I have a client who has been looking for a first home, and struggling to find a home that fits within his budget. After meeting with a couple different lenders, and learning his comfortable monthly payment only brought him to an approximate $120,000 – $130,000 purchase price (and the payment for this loan was beyond his comfort level), he began looking into getting a loan with rural development in Missoula County. Rural development loans are available in Missoula County for areas not annexed into the City, and currently those areas include East Missoula, Clinton, Lolo, portions of the Canyon Creek Development on the North end of Missoula, and other portions scattered around the edges of Missoula. I thought it might be useful for others who may be in the same situation to know what may be available to them.

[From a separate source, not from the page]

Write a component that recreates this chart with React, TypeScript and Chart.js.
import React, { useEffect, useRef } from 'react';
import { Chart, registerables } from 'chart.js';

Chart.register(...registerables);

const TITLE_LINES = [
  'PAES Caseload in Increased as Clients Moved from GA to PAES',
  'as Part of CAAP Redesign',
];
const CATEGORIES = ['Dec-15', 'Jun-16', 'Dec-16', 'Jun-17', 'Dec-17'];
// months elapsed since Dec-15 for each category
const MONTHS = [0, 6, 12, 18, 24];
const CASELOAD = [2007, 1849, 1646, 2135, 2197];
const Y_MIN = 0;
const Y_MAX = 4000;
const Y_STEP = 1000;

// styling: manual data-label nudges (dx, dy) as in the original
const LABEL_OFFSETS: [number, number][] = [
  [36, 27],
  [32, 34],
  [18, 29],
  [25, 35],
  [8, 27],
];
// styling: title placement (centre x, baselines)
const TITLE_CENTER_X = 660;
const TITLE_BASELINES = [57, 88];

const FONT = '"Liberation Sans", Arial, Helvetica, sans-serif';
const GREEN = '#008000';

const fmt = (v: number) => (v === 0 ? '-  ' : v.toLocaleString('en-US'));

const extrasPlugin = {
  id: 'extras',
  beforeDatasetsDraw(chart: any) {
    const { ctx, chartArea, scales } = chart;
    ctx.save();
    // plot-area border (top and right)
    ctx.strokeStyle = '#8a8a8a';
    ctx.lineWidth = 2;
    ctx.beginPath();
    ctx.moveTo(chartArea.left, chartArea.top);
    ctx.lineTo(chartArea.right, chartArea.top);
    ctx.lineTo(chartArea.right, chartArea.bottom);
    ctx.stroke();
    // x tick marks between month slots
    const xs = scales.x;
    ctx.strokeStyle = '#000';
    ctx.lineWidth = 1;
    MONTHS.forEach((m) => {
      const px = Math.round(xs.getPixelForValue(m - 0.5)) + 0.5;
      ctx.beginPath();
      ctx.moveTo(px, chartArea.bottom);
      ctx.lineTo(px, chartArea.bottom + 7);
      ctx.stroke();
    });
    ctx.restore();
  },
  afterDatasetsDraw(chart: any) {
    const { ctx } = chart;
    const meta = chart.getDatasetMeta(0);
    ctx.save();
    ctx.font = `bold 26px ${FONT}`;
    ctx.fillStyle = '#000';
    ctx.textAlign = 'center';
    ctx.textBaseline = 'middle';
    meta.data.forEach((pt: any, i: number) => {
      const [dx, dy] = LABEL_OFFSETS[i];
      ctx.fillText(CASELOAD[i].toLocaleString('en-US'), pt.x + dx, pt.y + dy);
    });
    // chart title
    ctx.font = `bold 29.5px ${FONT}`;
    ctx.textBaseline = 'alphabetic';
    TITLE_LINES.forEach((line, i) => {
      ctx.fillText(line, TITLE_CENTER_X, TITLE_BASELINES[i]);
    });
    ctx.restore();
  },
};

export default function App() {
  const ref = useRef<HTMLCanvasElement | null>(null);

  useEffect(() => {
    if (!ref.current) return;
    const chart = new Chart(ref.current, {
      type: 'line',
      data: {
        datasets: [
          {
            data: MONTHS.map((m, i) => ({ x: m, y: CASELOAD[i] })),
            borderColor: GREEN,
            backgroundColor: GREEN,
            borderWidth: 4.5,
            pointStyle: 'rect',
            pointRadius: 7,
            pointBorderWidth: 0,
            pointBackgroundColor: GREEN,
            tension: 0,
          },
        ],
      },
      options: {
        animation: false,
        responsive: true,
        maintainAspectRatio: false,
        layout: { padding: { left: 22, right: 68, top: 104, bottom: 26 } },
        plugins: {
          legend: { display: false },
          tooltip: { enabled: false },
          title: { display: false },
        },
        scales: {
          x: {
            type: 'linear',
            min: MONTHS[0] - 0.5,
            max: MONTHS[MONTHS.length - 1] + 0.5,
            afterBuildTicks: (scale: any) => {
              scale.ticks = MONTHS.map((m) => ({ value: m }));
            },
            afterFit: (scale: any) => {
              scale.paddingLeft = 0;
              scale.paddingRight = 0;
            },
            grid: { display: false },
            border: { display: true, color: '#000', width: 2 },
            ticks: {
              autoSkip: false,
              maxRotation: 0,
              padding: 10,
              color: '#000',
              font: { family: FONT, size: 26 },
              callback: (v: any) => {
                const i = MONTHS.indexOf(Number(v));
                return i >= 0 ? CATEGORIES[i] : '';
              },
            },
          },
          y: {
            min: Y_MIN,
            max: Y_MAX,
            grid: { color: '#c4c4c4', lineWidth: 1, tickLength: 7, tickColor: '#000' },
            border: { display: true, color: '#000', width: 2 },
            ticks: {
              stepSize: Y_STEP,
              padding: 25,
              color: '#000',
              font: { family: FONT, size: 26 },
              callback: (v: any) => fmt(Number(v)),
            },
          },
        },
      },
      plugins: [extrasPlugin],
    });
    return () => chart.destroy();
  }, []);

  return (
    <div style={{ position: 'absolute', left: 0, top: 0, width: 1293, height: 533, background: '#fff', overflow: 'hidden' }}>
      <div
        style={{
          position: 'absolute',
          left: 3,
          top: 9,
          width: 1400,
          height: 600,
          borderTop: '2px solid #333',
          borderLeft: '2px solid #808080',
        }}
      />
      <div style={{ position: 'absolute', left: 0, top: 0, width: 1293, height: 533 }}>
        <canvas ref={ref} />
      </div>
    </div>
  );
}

In this particular scenario, my client currently earns $30,500 per year (about $14.65 per hour). Other monthly expenses include student loan payments, car payment and credit card payment. In this particular situation, he qualifies for an approximate sales price of $180,500 (maximum purchase price) with this program. The interest rate is quoted at 4.875%, and his monthly payment, including only the principal and interest is approximately $535. The payment including taxes and home insurance would be approximately $727. (The estimated figure used for property taxes were $1,800 per year, and home insurance of $500 per year.)

So, how does this work and remain affordable for the borrower? Essentially there is a portion of the payment that is subsidized by the government each month. In this example, the subsidy totals $382 per month, and the amounts are based on income, number of people in the family, credit score, etc. When a person with a Rural Development loan sells the home, this amount can become due. However, very generally speaking, the longer a purchaser stays in the home, the more likely some of this amount can be written off. It is also important to note that sometimes a purchaser can get into a loan such as this, and after 5 years they may just break even after paying back the subsidy. For example, with a subsidy similar to this scenario, there is approximately $4,600 per year in subsidy, which amounts to $23,000 in 5 years. All of these pieces need to be examined before going forward to make sure the program works best for the borrower.

The above figures are all based on only obtaining a loan with rural development, and no money from any other sources. There is a potential of receiving some additional down-payment money with other organizations. However, this year many of those programs have run low on funds. There is a chance that more funding could be forthcoming, but there is also a chance that it will not be. In this situation, my client wants to take advantage of the first time homebuyer tax credit, and does not want to close past the deadline for receiving those funds. It is also important to note that obtaining a Rural Development loan requires that borrowers enroll and complete the home WORD class (see www.homeword.org). In addition, keep in mind that the Rural Development program could, potentially, also run out of funding. Currently it is still available to qualified borrowers.

Although very vague, the above situation might help you, or someone you know, with opening some doors to possibilities with home ownership.